* Source code of charts *
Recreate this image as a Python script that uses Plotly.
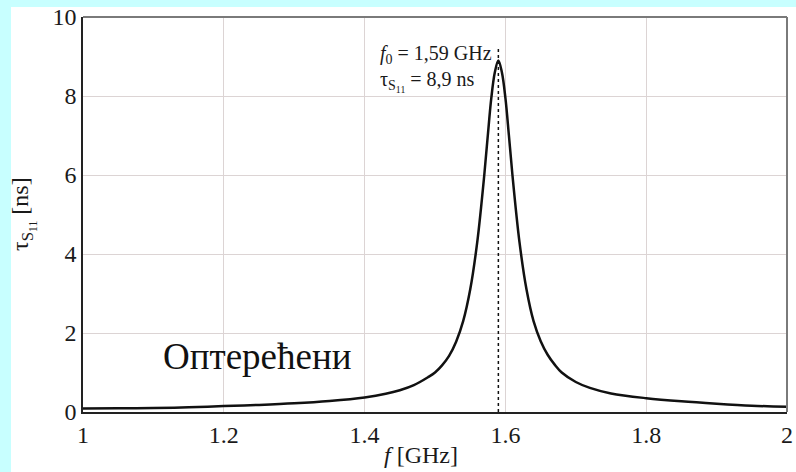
import plotly.graph_objects as go

# Frequency (GHz) and group delay tau_S11 (ns)
freq = [1.00, 1.05, 1.10, 1.15, 1.20, 1.25, 1.30, 1.35, 1.40, 1.43, 1.45, 1.47,
        1.49, 1.50, 1.51, 1.52, 1.53, 1.54, 1.55, 1.56, 1.57, 1.575, 1.58, 1.585,
        1.59, 1.595, 1.60, 1.605, 1.61, 1.62, 1.63, 1.64, 1.65, 1.66, 1.67, 1.68,
        1.70, 1.72, 1.75, 1.80, 1.85, 1.90, 1.95, 2.00]
tau = [0.09, 0.095, 0.10, 0.12, 0.15, 0.18, 0.22, 0.28, 0.37, 0.46, 0.55, 0.68,
       0.88, 1.00, 1.18, 1.42, 1.78, 2.30, 3.10, 4.30, 6.00, 7.00, 7.95, 8.60,
       8.90, 8.60, 7.95, 7.00, 6.00, 4.30, 3.10, 2.30, 1.80, 1.45, 1.20, 1.00,
       0.76, 0.61, 0.47, 0.35, 0.27, 0.21, 0.16, 0.13]

f0 = 1.59
tau_peak = 8.9
marker_top = 9.2

x_ticks = [1, 1.2, 1.4, 1.6, 1.8, 2]
y_ticks = [0, 2, 4, 6, 8, 10]

FONT = "Liberation Serif, Times New Roman, serif"

fig = go.Figure()
fig.add_trace(go.Scatter(x=[f0, f0], y=[0, marker_top], mode="lines",
                         line=dict(color="#111111", width=1.5, dash="dot"),
                         hoverinfo="skip", showlegend=False))
fig.add_trace(go.Scatter(x=freq, y=tau, mode="lines", line_shape="spline",
                         line=dict(color="#111111", width=2.5), showlegend=False))

W, H = 796, 472
L, R, T, B = 83, 9, 17, 60
pw, ph = W - L - R, H - T - B

def px_to_paper_x(px):
    return (px - L) / pw

def py_to_paper_y(py):
    return (H - B - py) / ph

fig.update_layout(
    width=W, height=H,
    margin=dict(l=L, r=R, t=T, b=B, autoexpand=False),
    paper_bgcolor="#c8ffff",
    plot_bgcolor="white",
    font=dict(family=FONT, color="#1a1a1a", size=24),
    shapes=[
        dict(type="rect", xref="paper", yref="paper", layer="below",
             x0=px_to_paper_x(11), x1=px_to_paper_x(800),
             y0=py_to_paper_y(480), y1=py_to_paper_y(7),
             fillcolor="white", line=dict(width=0)),
        dict(type="line", xref="paper", yref="paper", x0=0, x1=1, y0=1, y1=1,
             line=dict(color="#7a7a7a", width=2)),
        dict(type="line", xref="paper", yref="paper", x0=1, x1=1, y0=0, y1=1,
             line=dict(color="#7a7a7a", width=2)),
    ],
    annotations=[
        dict(x=f0, y=py_to_paper_y(40), xref="x", yref="paper", xanchor="right",
             yanchor="top", xshift=-4, showarrow=False, align="left",
             text="<i>f</i><sub>0</sub> = 1,59 GHz<br>τ<sub>S<sub>11</sub></sub> = 8,9 ns",
             font=dict(size=20, family=FONT, color="#1a1a1a")),
        dict(x=1.111, y=1.4, xref="x", yref="y", xanchor="left", yanchor="middle",
             showarrow=False, text="Оптерећени",
             font=dict(size=37, family=FONT, color="#111111")),
        dict(x=0.5 - 0.02, y=py_to_paper_y(455), xref="paper", yref="paper",
             xanchor="center", yanchor="middle", showarrow=False,
             text="<i>f</i> [GHz]", font=dict(size=24, family=FONT, color="#1a1a1a")),
        dict(x=px_to_paper_x(23), y=py_to_paper_y(214), xref="paper", yref="paper",
             xanchor="center", yanchor="middle", showarrow=False, textangle=-90,
             text="τ<sub>S<sub>11</sub></sub> [ns]",
             font=dict(size=24, family=FONT, color="#1a1a1a")),
    ],
)

fig.update_xaxes(range=[1, 2], tickvals=x_ticks, ticktext=[str(v) for v in x_ticks],
                 showgrid=True, gridcolor="#dcd4d4", gridwidth=1,
                 showline=True, linecolor="#222222", linewidth=1.5,
                 ticks="", zeroline=False, automargin=False,
                 tickfont=dict(size=24, family=FONT))
fig.update_yaxes(range=[0, 10], tickvals=y_ticks,
                 showgrid=True, gridcolor="#dcd4d4", gridwidth=1,
                 showline=True, linecolor="#222222", linewidth=1.5,
                 ticks="", zeroline=False, automargin=False,
                 tickfont=dict(size=24, family=FONT))

fig.write_html("out.html", config={"displayModeBar": False},
               post_script="document.body.style.margin='0';document.body.style.overflow='hidden';")
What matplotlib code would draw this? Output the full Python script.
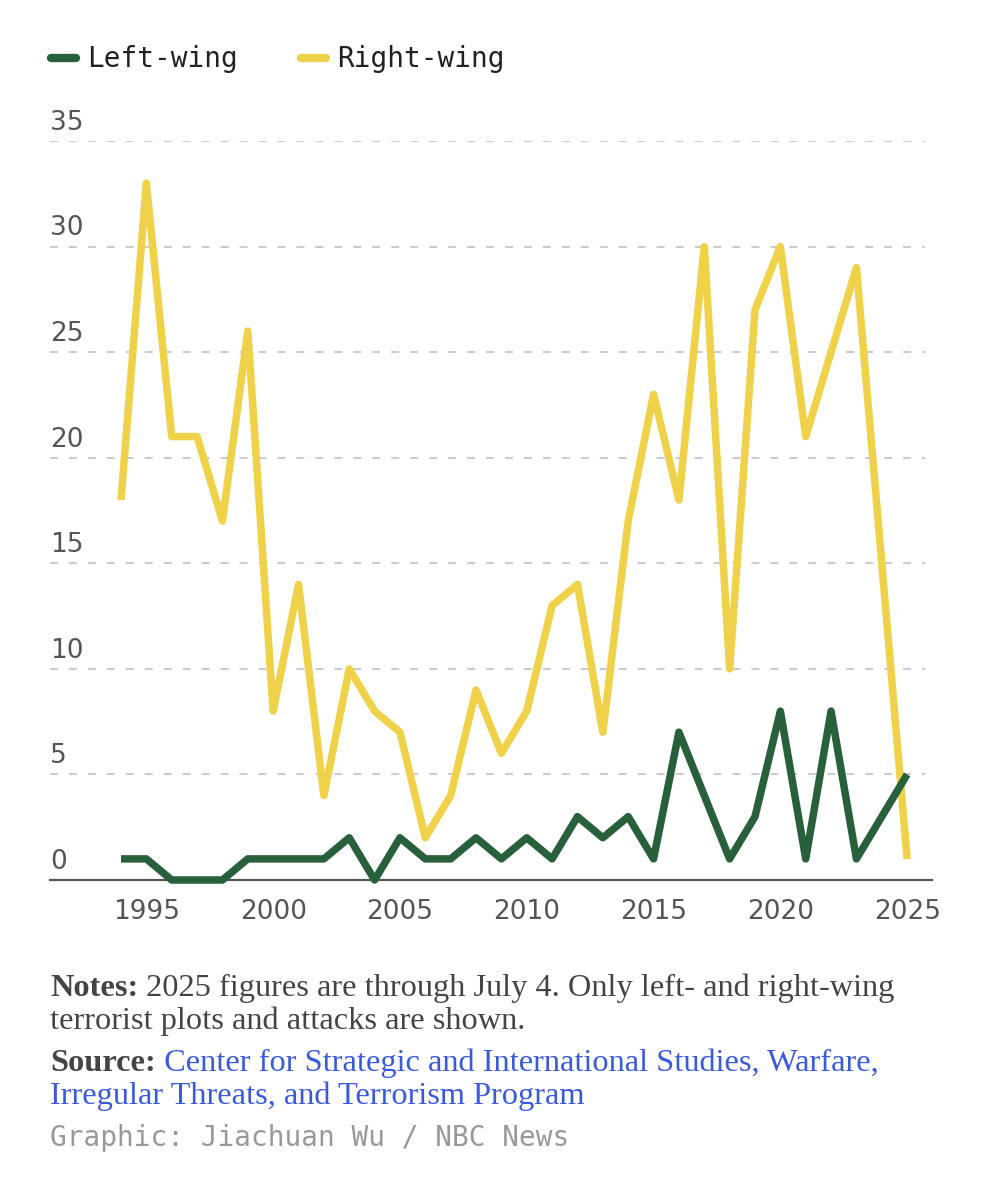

* WHAT YOU NEED TO DO *
Repeat each record exactly as shown above, dropping all images.

* TASK ANSWER *
Recreate this image as a Python script that uses Plotly.
import plotly.graph_objects as go

# Frequency (GHz) and group delay tau_S11 (ns)
freq = [1.00, 1.05, 1.10, 1.15, 1.20, 1.25, 1.30, 1.35, 1.40, 1.43, 1.45, 1.47,
        1.49, 1.50, 1.51, 1.52, 1.53, 1.54, 1.55, 1.56, 1.57, 1.575, 1.58, 1.585,
        1.59, 1.595, 1.60, 1.605, 1.61, 1.62, 1.63, 1.64, 1.65, 1.66, 1.67, 1.68,
        1.70, 1.72, 1.75, 1.80, 1.85, 1.90, 1.95, 2.00]
tau = [0.09, 0.095, 0.10, 0.12, 0.15, 0.18, 0.22, 0.28, 0.37, 0.46, 0.55, 0.68,
       0.88, 1.00, 1.18, 1.42, 1.78, 2.30, 3.10, 4.30, 6.00, 7.00, 7.95, 8.60,
       8.90, 8.60, 7.95, 7.00, 6.00, 4.30, 3.10, 2.30, 1.80, 1.45, 1.20, 1.00,
       0.76, 0.61, 0.47, 0.35, 0.27, 0.21, 0.16, 0.13]

f0 = 1.59
tau_peak = 8.9
marker_top = 9.2

x_ticks = [1, 1.2, 1.4, 1.6, 1.8, 2]
y_ticks = [0, 2, 4, 6, 8, 10]

FONT = "Liberation Serif, Times New Roman, serif"

fig = go.Figure()
fig.add_trace(go.Scatter(x=[f0, f0], y=[0, marker_top], mode="lines",
                         line=dict(color="#111111", width=1.5, dash="dot"),
                         hoverinfo="skip", showlegend=False))
fig.add_trace(go.Scatter(x=freq, y=tau, mode="lines", line_shape="spline",
                         line=dict(color="#111111", width=2.5), showlegend=False))

W, H = 796, 472
L, R, T, B = 83, 9, 17, 60
pw, ph = W - L - R, H - T - B

def px_to_paper_x(px):
    return (px - L) / pw

def py_to_paper_y(py):
    return (H - B - py) / ph

fig.update_layout(
    width=W, height=H,
    margin=dict(l=L, r=R, t=T, b=B, autoexpand=False),
    paper_bgcolor="#c8ffff",
    plot_bgcolor="white",
    font=dict(family=FONT, color="#1a1a1a", size=24),
    shapes=[
        dict(type="rect", xref="paper", yref="paper", layer="below",
             x0=px_to_paper_x(11), x1=px_to_paper_x(800),
             y0=py_to_paper_y(480), y1=py_to_paper_y(7),
             fillcolor="white", line=dict(width=0)),
        dict(type="line", xref="paper", yref="paper", x0=0, x1=1, y0=1, y1=1,
             line=dict(color="#7a7a7a", width=2)),
        dict(type="line", xref="paper", yref="paper", x0=1, x1=1, y0=0, y1=1,
             line=dict(color="#7a7a7a", width=2)),
    ],
    annotations=[
        dict(x=f0, y=py_to_paper_y(40), xref="x", yref="paper", xanchor="right",
             yanchor="top", xshift=-4, showarrow=False, align="left",
             text="<i>f</i><sub>0</sub> = 1,59 GHz<br>τ<sub>S<sub>11</sub></sub> = 8,9 ns",
             font=dict(size=20, family=FONT, color="#1a1a1a")),
        dict(x=1.111, y=1.4, xref="x", yref="y", xanchor="left", yanchor="middle",
             showarrow=False, text="Оптерећени",
             font=dict(size=37, family=FONT, color="#111111")),
        dict(x=0.5 - 0.02, y=py_to_paper_y(455), xref="paper", yref="paper",
             xanchor="center", yanchor="middle", showarrow=False,
             text="<i>f</i> [GHz]", font=dict(size=24, family=FONT, color="#1a1a1a")),
        dict(x=px_to_paper_x(23), y=py_to_paper_y(214), xref="paper", yref="paper",
             xanchor="center", yanchor="middle", showarrow=False, textangle=-90,
             text="τ<sub>S<sub>11</sub></sub> [ns]",
             font=dict(size=24, family=FONT, color="#1a1a1a")),
    ],
)

fig.update_xaxes(range=[1, 2], tickvals=x_ticks, ticktext=[str(v) for v in x_ticks],
                 showgrid=True, gridcolor="#dcd4d4", gridwidth=1,
                 showline=True, linecolor="#222222", linewidth=1.5,
                 ticks="", zeroline=False, automargin=False,
                 tickfont=dict(size=24, family=FONT))
fig.update_yaxes(range=[0, 10], tickvals=y_ticks,
                 showgrid=True, gridcolor="#dcd4d4", gridwidth=1,
                 showline=True, linecolor="#222222", linewidth=1.5,
                 ticks="", zeroline=False, automargin=False,
                 tickfont=dict(size=24, family=FONT))

fig.write_html("out.html", config={"displayModeBar": False},
               post_script="document.body.style.margin='0';document.body.style.overflow='hidden';")
What matplotlib code would draw this? Output the full Python script.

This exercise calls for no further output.